Of late, it has frequently been suggested that France–and increasingly, not only France but western Europe as a whole–is heading for a Muslim majority. No longer will France be plausibly described as the “eldest daughter” of the Catholic Church; no longer will Luther’s church have any sway in his homeland; no longer will local Christianities mark the daily lives of people in Spain and Italy, the Netherlands and Sweden. Instead of church towers, we will have minarets. Instead of the code napoléon, we will have the shari’a. Instead of women sunning themselves on Mediterranean beaches and same-sex marriage in the Low Countries, we’ll have women forced to wear burqas and gays once again closeted. The past centuries of social liberalization in Europe will be brutally reversed, as Europe enters a new dark age. (But particularly France, since it has too many Muslims to be saved.)
He points out how this is entirely wrong. Highlights:
70% of French Muslims don’t got to mosques.
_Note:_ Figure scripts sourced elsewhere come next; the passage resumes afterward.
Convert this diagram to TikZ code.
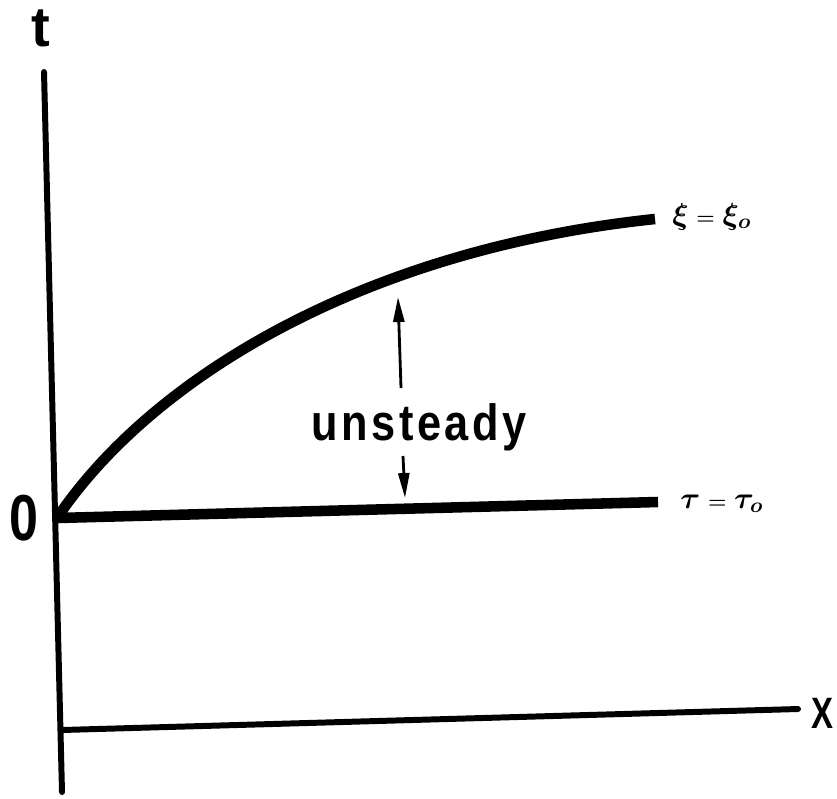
\documentclass[tikz,border=0pt]{standalone}
\usepackage{fontspec}
\setmainfont{Liberation Sans}
\usepackage{tikz}
\usetikzlibrary{arrows.meta}

\begin{document}
\begin{tikzpicture}[
    x=0.02cm, y=-0.02cm,
    axisline/.style={line width=3.4pt, line cap=round},
    thickline/.style={line width=6pt},
    arrow/.style={-{Triangle[length=0.5cm, width=0.22cm]}, line width=1.6pt},
    label/.style={inner sep=0pt, font=\bfseries},
    mathlabel/.style={inner sep=0pt, anchor=base west, font=\fontsize{18}{18}\selectfont\boldmath}
]
\useasboundingbox (0,0) rectangle (837,798);

% axes
\coordinate (ttop) at (44,72);
\coordinate (tbot) at (62,792);
\coordinate (xleft) at (62,730);
\coordinate (xright) at (798,709);
\coordinate (origin) at (57,518);

\node[label, font=\bfseries\fontsize{32}{32}\selectfont] (tlab) at (41,28) {t};
\node[label, font=\bfseries\fontsize{37}{37}\selectfont, xscale=0.8] (olab) at (24,518) {0};
\node[label, font=\bfseries\fontsize{25}{25}\selectfont, xscale=0.75] (xlab) at (822,713) {X};

\draw[axisline] (ttop) -- (tbot);
\draw[axisline] (xleft) -- (xright);

% the two curves
\coordinate (xiend) at (655,219);
\coordinate (tauend) at (658,502);
\draw[thickline] (origin) .. controls (150,380) and (360,250) .. (xiend);
\draw[thickline] (origin) -- (tauend);

\node[mathlabel] (xilab) at (672,224) {$\xi\mkern4mu{\scriptstyle=}\mkern4mu\xi_o$};
\node[mathlabel] (taulab) at (680,508) {$\tau\mkern4mu{\scriptstyle=}\mkern4mu\tau_o$};

% unsteady region
\node[label, anchor=base, xscale=0.85,
      font=\bfseries\fontsize{29}{29}\selectfont\addfontfeatures{LetterSpace=8}] (unst) at (419,440) {unsteady};
\coordinate (uptail) at (401,388);
\coordinate (uptip) at (398,297);
\coordinate (dntail) at (403,456);
\coordinate (dntip) at (405,498);
\draw[arrow] (uptail) -- (uptip);
\draw[arrow] (dntail) -- (dntip);
\end{tikzpicture}
\end{document}
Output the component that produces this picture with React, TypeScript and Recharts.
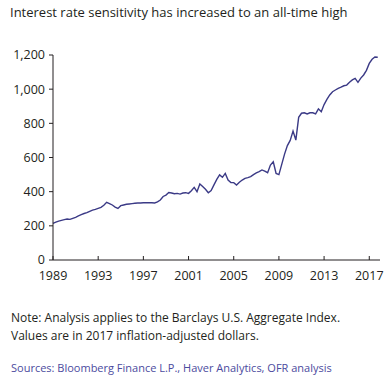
import { LineChart, Line, XAxis, YAxis } from 'recharts';

// Quarterly values, 1989 Q1 through 2017 Q4
const startYear = 1989;
const values = [
  215, 222, 228, 232,
  236, 240, 238, 244,
  250, 258, 266, 272,
  277, 285, 292, 296,
  302, 308, 320, 338,
  330, 322, 310, 302,
  318, 322, 326, 328,
  330, 332, 334, 334,
  335, 336, 335, 335,
  334, 340, 351, 372,
  380, 395, 392, 388,
  390, 386, 392, 394,
  390, 405, 425, 400,
  445, 430, 414, 394,
  406, 440, 472, 498,
  484, 507, 468, 453,
  453, 439, 455, 468,
  478, 482, 488, 500,
  510, 517, 527, 520,
  511, 556, 575, 507,
  500, 560, 620, 670,
  700, 755, 702, 835,
  859, 862, 855, 862,
  862, 855, 885, 868,
  910, 940, 966, 985,
  995, 1005, 1012, 1020,
  1024, 1040, 1054, 1063,
  1040, 1065, 1083, 1110,
  1151, 1175, 1188, 1187,
];
const xTicks = [1989, 1993, 1997, 2001, 2005, 2009, 2013, 2017];
const yTicks = [0, 200, 400, 600, 800, 1000, 1200];

const title = 'Interest rate sensitivity has increased to an all-time high';
const noteLines = [
  'Note: Analysis applies to the Barclays U.S. Aggregate Index.',
  'Values are in 2017 inflation-adjusted dollars.',
];
const sources = 'Sources: Bloomberg Finance L.P., Haver Analytics, OFR analysis';

const data = values.map((v, i) => ({ date: startYear + i / 4, value: v }));

const font = '"Open Sans", sans-serif';

export default function App() {
  return (
    <div
      style={{
        position: 'absolute',
        left: 0,
        top: 0,
        width: 390,
        height: 387,
        background: '#fff',
        fontFamily: font,
        color: '#231f20',
      }}
    >
      <div style={{ position: 'absolute', left: 10, top: 3, fontSize: 13, whiteSpace: 'nowrap' }}>
        {title}
      </div>
      <div style={{ position: 'absolute', left: 0, top: 0 }}>
        <LineChart width={390} height={290} data={data} margin={{ top: 55, right: 10, bottom: 0, left: 0 }}>
          <XAxis
            dataKey="date"
            type="number"
            domain={[1989, 2017.95]}
            ticks={xTicks}
            height={30}
            tickSize={-4}
            tickMargin={15}
            axisLine={{ stroke: '#231f20' }}
            tickLine={{ stroke: '#231f20' }}
            tick={{ fill: '#231f20', fontSize: 12.5, fontFamily: font }}
          />
          <YAxis
            domain={[0, 1200]}
            ticks={yTicks}
            width={53}
            tickSize={4}
            tickMargin={4}
            tickFormatter={(v: number) => v.toLocaleString('en-US')}
            axisLine={{ stroke: '#231f20' }}
            tickLine={{ stroke: '#231f20' }}
            tick={{ fill: '#231f20', fontSize: 12.5, fontFamily: font }}
          />
          <Line
            type="linear"
            dataKey="value"
            stroke="#3b3a86"
            strokeWidth={1.4}
            dot={false}
            isAnimationActive={false}
          />
        </LineChart>
      </div>
      <div style={{ position: 'absolute', left: 11, top: 309, fontSize: 12, lineHeight: '18px' }}>
        {noteLines.map((l) => (
          <div key={l} style={{ whiteSpace: 'nowrap' }}>{l}</div>
        ))}
      </div>
      <div style={{ position: 'absolute', left: 11, top: 360, fontSize: 11, color: '#4b4b9e', whiteSpace: 'nowrap' }}>
        {sources}
      </div>
    </div>
  );
}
French Muslim birth rates are dropping.
Figures of eight million French Muslims are regularly tossed around, based, it seems, on panicked fears of high Muslim immigration and a high Muslim birth rate. These figures are vastly overestimated, though. Figures on religious affiliation and ethnic background aren’t kept by the French government, as part of a long-standing reaction against the misuse of those figures by Vichy to deport immigrant Jews to the concentration camps. The suggestions of The Economist that there are a bit over four million French Muslims seem to be more sensible and generally accepted. This amounts to roughly 7% of the French population–a significant number, to be sure, but not an overwhelming majority.
If this minority population grew for the next 50 years at a rate of 2% per annum (a high rate, and one that doesn’t seem to be supported by signs of an ongoing demographic transition), while the remainder of the population shrunk at a rate of 0.5% per annum (also a high rate of decrease, and one that doesn’t seem likely to be achieved for a while given generally high French fertility rates), at the end of this 50 year period the total French population would have shrunk by 9%, and France’s Muslim population would amount to roughly one-fifth of the total. You’d have to wait for a century to approach a position of parity between the two populations, assuming the same unrealistic growth rates. This is definitely not any sort of imminent threat, nor as I shall demonstrate is it a very plausible threat at all.